++++ RECORDS SUPPLIED

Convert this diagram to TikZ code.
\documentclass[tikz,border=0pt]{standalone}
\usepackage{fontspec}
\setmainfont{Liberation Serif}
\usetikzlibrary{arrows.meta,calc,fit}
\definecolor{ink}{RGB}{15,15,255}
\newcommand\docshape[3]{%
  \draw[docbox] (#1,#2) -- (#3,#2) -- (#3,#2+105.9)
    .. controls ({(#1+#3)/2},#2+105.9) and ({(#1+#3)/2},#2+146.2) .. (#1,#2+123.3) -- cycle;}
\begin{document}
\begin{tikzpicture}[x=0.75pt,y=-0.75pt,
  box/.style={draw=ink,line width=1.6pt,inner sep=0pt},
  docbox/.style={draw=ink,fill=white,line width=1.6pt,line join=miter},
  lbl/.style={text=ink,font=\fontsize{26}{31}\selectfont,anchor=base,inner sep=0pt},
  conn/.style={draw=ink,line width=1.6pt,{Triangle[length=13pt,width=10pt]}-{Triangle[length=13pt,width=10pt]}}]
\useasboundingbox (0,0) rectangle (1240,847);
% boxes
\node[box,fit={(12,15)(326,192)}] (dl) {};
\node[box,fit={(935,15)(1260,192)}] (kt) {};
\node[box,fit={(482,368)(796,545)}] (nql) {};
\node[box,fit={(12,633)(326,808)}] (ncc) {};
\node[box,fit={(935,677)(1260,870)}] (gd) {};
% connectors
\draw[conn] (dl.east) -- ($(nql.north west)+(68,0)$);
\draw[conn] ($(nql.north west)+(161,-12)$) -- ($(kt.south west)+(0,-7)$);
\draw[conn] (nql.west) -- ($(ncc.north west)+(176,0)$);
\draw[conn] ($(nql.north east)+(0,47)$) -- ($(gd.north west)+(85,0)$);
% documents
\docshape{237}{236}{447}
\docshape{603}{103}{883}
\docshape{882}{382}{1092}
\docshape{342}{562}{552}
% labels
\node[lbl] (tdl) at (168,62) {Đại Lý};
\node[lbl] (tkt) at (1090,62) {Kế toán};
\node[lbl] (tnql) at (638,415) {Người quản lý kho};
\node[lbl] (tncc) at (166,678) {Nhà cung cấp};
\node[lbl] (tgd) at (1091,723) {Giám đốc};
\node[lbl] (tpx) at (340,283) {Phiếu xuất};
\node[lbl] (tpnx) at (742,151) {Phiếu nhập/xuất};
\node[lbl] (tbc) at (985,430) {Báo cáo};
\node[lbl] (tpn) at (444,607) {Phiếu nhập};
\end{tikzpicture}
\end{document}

++++++++
++++ RECORDS SUPPLIED

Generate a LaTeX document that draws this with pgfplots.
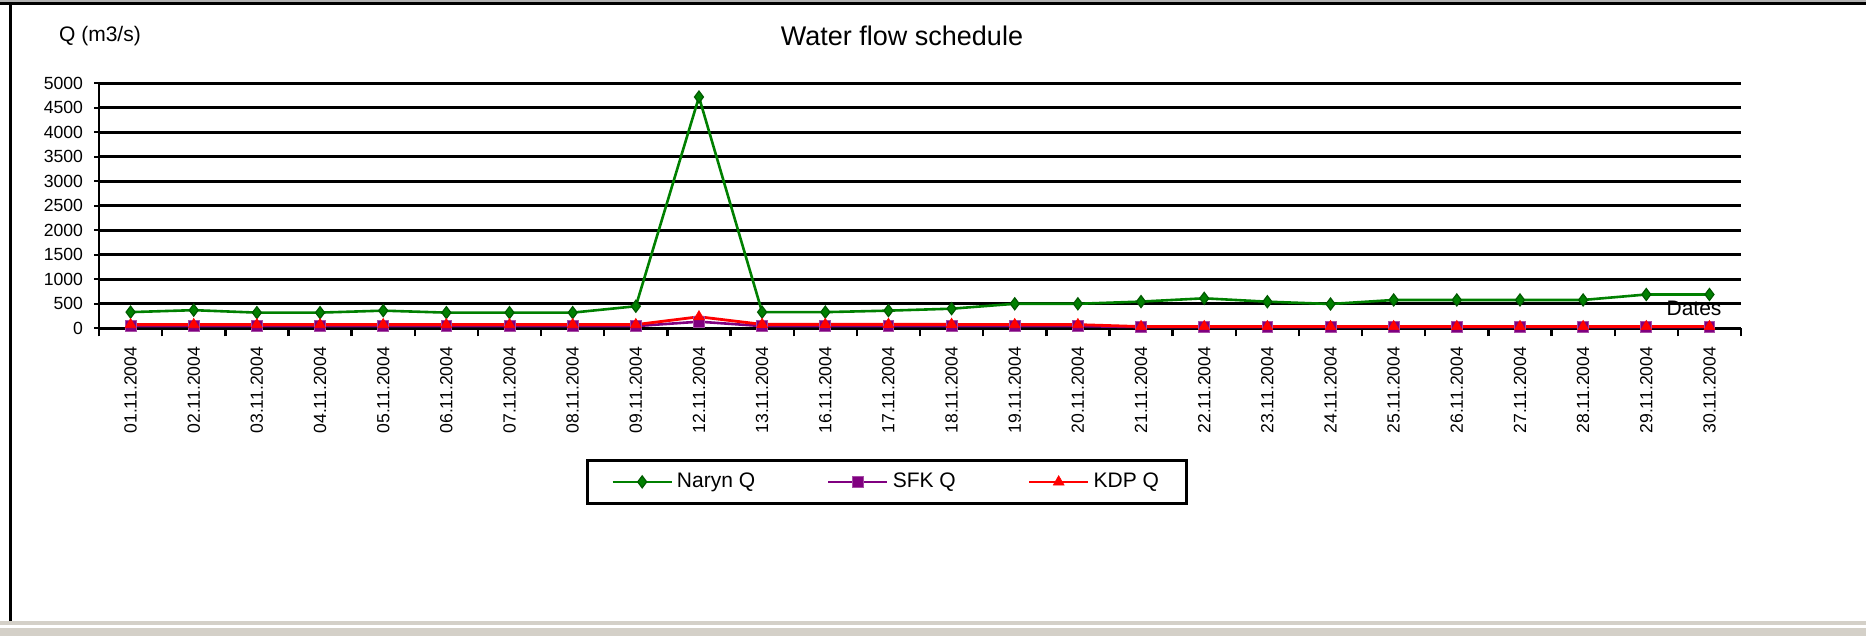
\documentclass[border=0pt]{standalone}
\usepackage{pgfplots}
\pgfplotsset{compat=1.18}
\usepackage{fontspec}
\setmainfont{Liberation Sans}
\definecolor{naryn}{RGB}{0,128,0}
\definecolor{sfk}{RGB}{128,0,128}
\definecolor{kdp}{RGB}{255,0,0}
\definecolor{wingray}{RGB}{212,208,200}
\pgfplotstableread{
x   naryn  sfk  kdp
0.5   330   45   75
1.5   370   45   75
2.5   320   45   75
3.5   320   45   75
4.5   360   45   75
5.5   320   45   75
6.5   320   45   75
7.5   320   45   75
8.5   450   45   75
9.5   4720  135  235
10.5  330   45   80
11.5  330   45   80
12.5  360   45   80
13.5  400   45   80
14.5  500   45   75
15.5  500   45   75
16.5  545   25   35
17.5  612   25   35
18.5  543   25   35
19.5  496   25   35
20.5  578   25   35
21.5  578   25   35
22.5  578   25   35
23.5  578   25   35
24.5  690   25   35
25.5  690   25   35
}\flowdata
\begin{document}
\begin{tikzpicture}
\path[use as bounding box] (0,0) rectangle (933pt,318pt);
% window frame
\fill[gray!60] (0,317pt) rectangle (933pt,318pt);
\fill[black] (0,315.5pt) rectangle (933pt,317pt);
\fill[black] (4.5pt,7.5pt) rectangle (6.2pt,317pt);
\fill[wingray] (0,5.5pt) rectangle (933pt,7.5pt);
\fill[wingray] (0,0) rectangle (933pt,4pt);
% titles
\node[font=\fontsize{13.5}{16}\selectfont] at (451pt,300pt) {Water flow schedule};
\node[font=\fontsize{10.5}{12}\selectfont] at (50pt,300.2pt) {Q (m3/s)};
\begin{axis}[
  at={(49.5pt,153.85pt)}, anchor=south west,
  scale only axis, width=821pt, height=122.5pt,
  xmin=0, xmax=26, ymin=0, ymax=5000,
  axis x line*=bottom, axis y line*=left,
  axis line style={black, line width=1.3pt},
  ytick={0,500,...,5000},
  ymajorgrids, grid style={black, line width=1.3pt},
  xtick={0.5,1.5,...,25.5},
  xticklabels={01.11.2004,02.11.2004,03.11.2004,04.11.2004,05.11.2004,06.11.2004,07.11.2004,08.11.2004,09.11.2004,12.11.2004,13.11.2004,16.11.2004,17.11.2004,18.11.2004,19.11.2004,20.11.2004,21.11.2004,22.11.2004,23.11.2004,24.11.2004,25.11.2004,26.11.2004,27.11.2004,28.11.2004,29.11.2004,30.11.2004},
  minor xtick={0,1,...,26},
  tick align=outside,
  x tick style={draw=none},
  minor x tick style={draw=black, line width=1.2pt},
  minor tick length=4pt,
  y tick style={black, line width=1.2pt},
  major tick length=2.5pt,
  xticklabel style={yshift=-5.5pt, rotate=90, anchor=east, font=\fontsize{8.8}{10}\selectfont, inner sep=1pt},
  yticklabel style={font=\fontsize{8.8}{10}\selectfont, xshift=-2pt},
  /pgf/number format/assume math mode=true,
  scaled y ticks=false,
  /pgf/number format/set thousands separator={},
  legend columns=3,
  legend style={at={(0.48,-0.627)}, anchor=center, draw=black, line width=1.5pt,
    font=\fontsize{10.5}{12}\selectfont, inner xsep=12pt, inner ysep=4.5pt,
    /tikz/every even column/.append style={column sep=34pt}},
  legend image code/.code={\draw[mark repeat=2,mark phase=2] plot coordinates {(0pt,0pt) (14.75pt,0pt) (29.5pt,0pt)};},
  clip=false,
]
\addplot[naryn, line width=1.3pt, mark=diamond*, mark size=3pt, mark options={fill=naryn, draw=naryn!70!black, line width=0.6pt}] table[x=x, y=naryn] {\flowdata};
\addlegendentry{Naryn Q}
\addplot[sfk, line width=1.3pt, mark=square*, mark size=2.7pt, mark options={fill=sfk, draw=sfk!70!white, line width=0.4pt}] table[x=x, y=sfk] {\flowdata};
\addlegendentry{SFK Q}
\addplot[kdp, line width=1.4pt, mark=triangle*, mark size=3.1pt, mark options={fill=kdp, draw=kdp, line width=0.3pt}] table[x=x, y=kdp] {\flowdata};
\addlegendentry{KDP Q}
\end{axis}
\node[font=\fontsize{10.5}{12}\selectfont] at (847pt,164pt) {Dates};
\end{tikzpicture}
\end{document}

++++++++
++++ RECORDS SUPPLIED

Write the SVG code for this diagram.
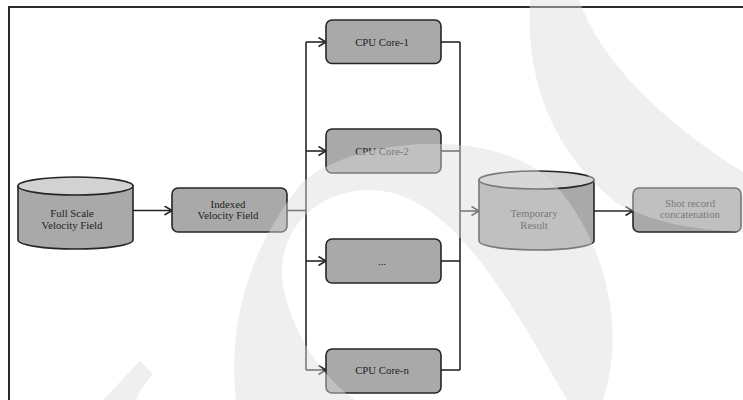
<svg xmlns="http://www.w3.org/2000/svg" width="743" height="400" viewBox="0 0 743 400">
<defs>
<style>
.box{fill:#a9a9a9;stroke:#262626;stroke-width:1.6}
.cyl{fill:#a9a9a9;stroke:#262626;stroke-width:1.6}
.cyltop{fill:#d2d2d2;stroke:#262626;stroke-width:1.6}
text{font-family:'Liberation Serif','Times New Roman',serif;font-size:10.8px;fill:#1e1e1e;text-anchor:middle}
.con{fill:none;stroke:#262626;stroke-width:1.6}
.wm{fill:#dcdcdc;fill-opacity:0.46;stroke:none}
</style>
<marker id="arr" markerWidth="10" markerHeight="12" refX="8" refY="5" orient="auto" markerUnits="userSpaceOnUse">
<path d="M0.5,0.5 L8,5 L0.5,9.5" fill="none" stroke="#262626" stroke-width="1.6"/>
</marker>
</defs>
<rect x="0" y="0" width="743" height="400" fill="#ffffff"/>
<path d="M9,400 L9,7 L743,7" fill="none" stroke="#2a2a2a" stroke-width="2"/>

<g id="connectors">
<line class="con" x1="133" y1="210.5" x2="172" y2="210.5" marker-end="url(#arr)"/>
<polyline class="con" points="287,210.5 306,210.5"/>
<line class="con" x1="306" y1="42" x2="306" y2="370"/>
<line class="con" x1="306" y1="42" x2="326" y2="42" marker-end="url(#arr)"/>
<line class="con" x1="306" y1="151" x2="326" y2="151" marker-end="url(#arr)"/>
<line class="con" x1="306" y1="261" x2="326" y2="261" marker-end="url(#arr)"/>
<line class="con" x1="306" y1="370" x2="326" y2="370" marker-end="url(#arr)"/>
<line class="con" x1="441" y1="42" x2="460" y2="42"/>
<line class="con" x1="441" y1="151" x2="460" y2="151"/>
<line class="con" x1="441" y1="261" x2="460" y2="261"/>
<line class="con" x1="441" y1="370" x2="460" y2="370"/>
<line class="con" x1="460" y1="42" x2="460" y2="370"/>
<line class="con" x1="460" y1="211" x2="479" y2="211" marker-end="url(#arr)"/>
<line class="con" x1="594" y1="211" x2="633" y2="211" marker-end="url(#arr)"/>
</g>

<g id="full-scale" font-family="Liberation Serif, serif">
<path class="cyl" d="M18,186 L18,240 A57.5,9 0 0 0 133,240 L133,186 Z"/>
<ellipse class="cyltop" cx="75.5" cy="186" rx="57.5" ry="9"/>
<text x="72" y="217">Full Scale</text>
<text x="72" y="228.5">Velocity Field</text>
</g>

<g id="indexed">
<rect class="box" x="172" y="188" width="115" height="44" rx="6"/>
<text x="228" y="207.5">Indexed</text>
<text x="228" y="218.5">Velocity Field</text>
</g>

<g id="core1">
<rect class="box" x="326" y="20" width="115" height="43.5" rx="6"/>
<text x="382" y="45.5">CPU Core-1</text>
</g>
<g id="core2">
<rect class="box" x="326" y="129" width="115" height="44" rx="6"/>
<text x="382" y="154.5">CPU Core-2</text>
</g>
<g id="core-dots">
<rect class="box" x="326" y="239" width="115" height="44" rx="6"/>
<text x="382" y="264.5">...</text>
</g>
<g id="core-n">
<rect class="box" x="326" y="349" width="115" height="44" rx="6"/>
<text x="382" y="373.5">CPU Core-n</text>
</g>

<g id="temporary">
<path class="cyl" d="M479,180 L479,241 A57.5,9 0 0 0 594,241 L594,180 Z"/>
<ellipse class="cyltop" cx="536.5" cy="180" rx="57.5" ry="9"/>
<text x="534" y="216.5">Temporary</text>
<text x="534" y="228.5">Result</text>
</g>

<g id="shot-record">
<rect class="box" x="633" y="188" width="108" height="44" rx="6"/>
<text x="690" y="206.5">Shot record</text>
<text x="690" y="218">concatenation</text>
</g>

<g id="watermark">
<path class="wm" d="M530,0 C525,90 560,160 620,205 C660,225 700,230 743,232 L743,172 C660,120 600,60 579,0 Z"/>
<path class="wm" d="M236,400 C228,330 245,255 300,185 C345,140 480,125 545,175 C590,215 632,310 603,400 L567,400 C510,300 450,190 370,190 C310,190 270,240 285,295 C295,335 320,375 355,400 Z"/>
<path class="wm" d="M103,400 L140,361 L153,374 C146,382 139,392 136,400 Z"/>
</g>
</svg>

++++++++

WHAT YOU WILL DO. Where does the word "this" appear? Return each line that holds it.

WRITTEN SOLUTION.
Convert this diagram to TikZ code.
Generate a LaTeX document that draws this with pgfplots.
Write the SVG code for this diagram.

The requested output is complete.